From my experience most of the positions they post (entry level and lower levels excluded) on the career pages are usually internal hires. They already know who they will choose internally but legally need to post the job and interview to create an "equal opportunity". Pretty much wasting everyone's time in the process because I've rarely come across a time they changed their minds because they were so impressed with the external candidate.
This is so true. I was actually promoted once and given an "interim" title. To make my new role permanent, they had to post the job description (which I had to write, mainly to make sure it pretty much lined with resume/experience exactly) and actually brought in two other "candidates" for multi-person interviews before they make me my new offer (this process was required by HR to get the pay bump associated with title increase). It was a waste of everyone's time, HR, the interviewers, and especially the candidates.
I've been in hiring manager type roles since then, there are always many steps HR and compliance makes happen. And yes, sometimes it involves posting jobs that aren't really "open". HR departments just need all that documentation (who applied, who interviewed, etc.) in case of audits by the EEOC.
God what a waste of time.
Its true that the system can be improved, but you also have to think about HR receiving thousands of candidates as it cost nothing to apply, they need at least to see you putting some effort on the process
I recruited for several BBs & EBs, MBB, FAANG and Tier 2 tech (Stripe, Palantir).
Finance & consulting process was head and shoulders above tech in my experience (and I'm a techie now).
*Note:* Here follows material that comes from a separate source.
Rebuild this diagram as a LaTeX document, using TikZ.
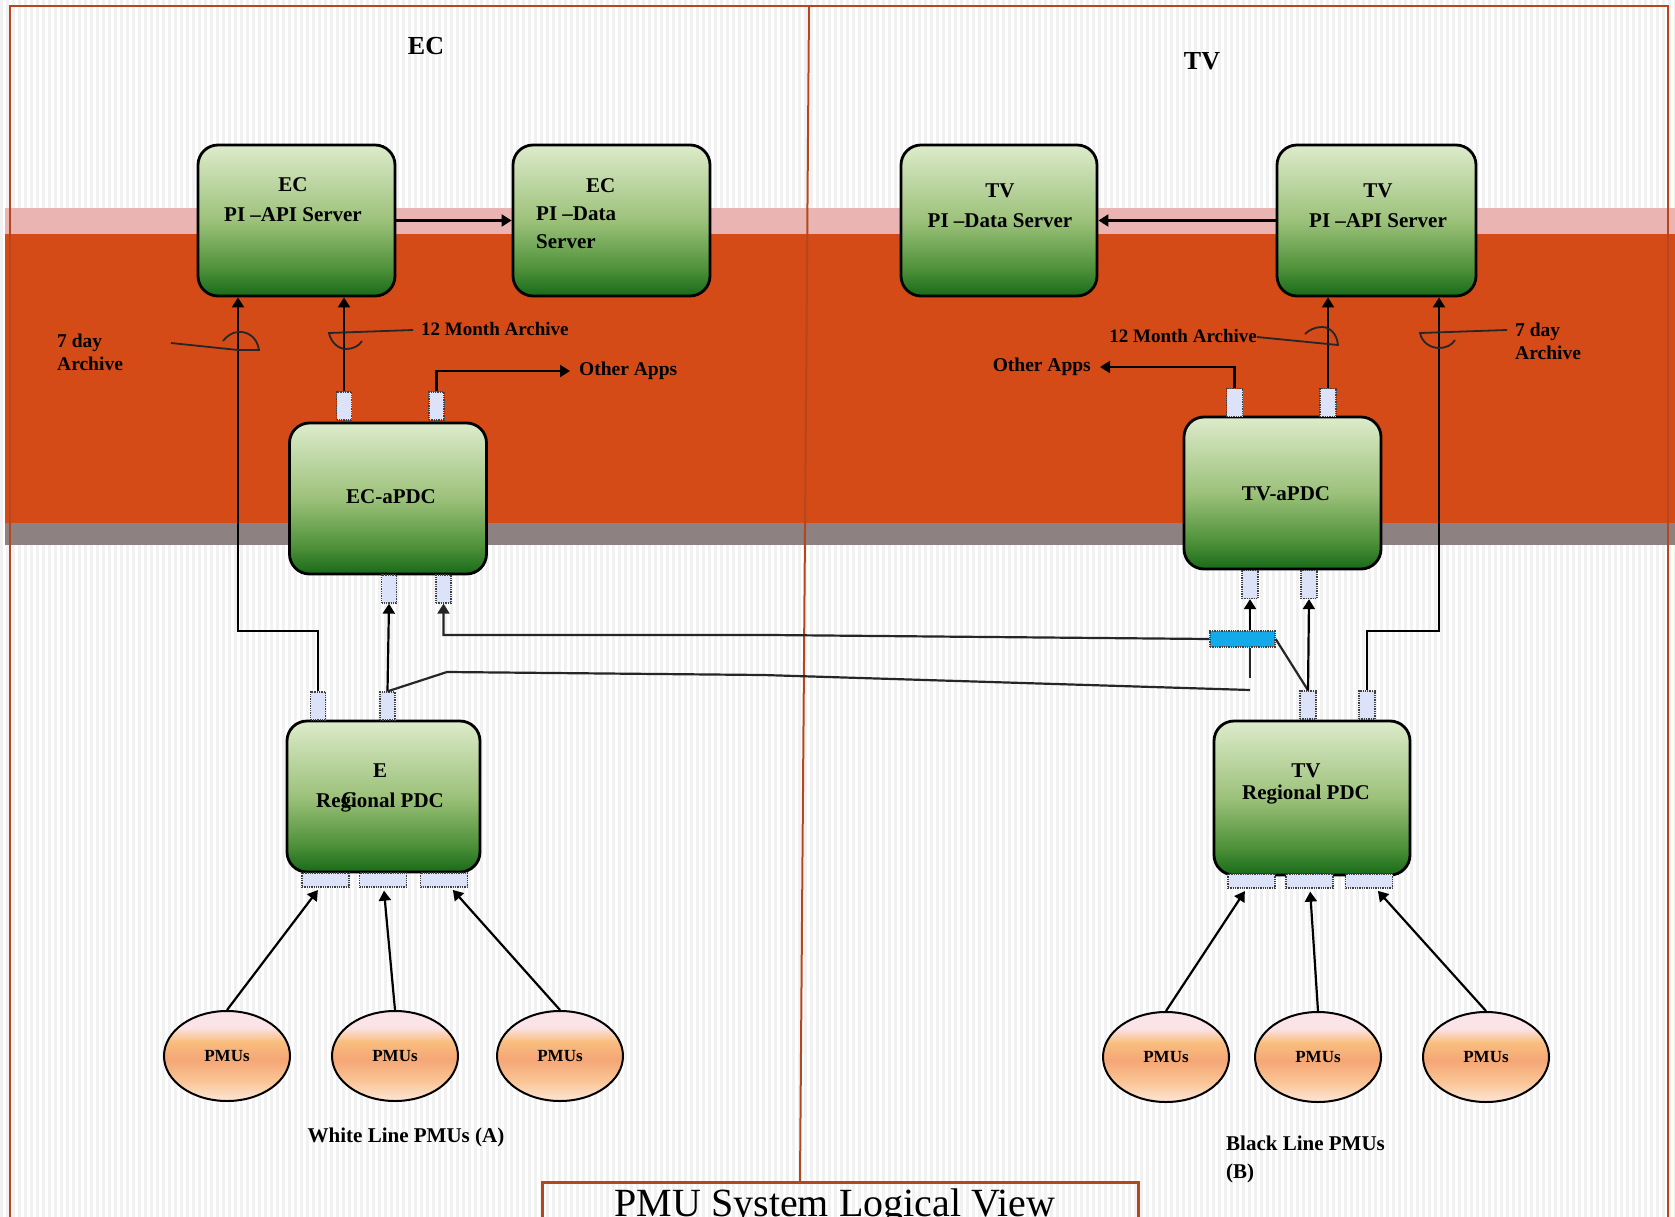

There's nothing wrong with the process, you were either not good enough compared to the other candidates in some metric or it's just that they liked someone else better for whatever menial reason they chose. You're not special, and neither are 99% of people. Don't expect the selection process for what is in reality one of the top 1% of career paths to give you a fucking gold star and thank you for applying when there are literally tens of thousands of other people exactly like or better than you are vying for the exact same spot. You're not entitled to anything no matter how hard you worked in your classes, how much effort you put into your extracurriculars and studied for these interviews, because NONE of that matters in the real world once a job actually starts.
Believe me I get it, it's frustrating. I applied to over 1200 jobs my senior year, 30 first rounds, 5 superdays, and got NONE of those. Instead I ended up getting the job I have now through a random application and weird off-cycle process that involved a couple phone screens then a 3 hour modeling case interview with a Portfolio Manager. In all honesty it was complete luck that I even applied, I could've just easily decided not to hit submit on this one innocuous job posting on glassdoor.
Best thing you can do is quit the whininess, get back on the horse and keep applying. If you put in the work and know your shit the opportunity will come, but it will come in its own time.
hi, I agree. can you tell me more about corpdev as an analyst?
Thanks for the ass kicking. Still applying for other jobs.
for what position?
There is so much luck in the hiring process. I had a super day with half of the BB for IB and got rejected from almost all of them despite extreme networking and they were really impressed with my background. I randomly threw in an application for BB S&T and with barely any preparation I got the offer and leveraged that offer for IB. There are so many factors into this recruiting process that you cannot control.
legit, luck is like 99.99% of the process of recruiting.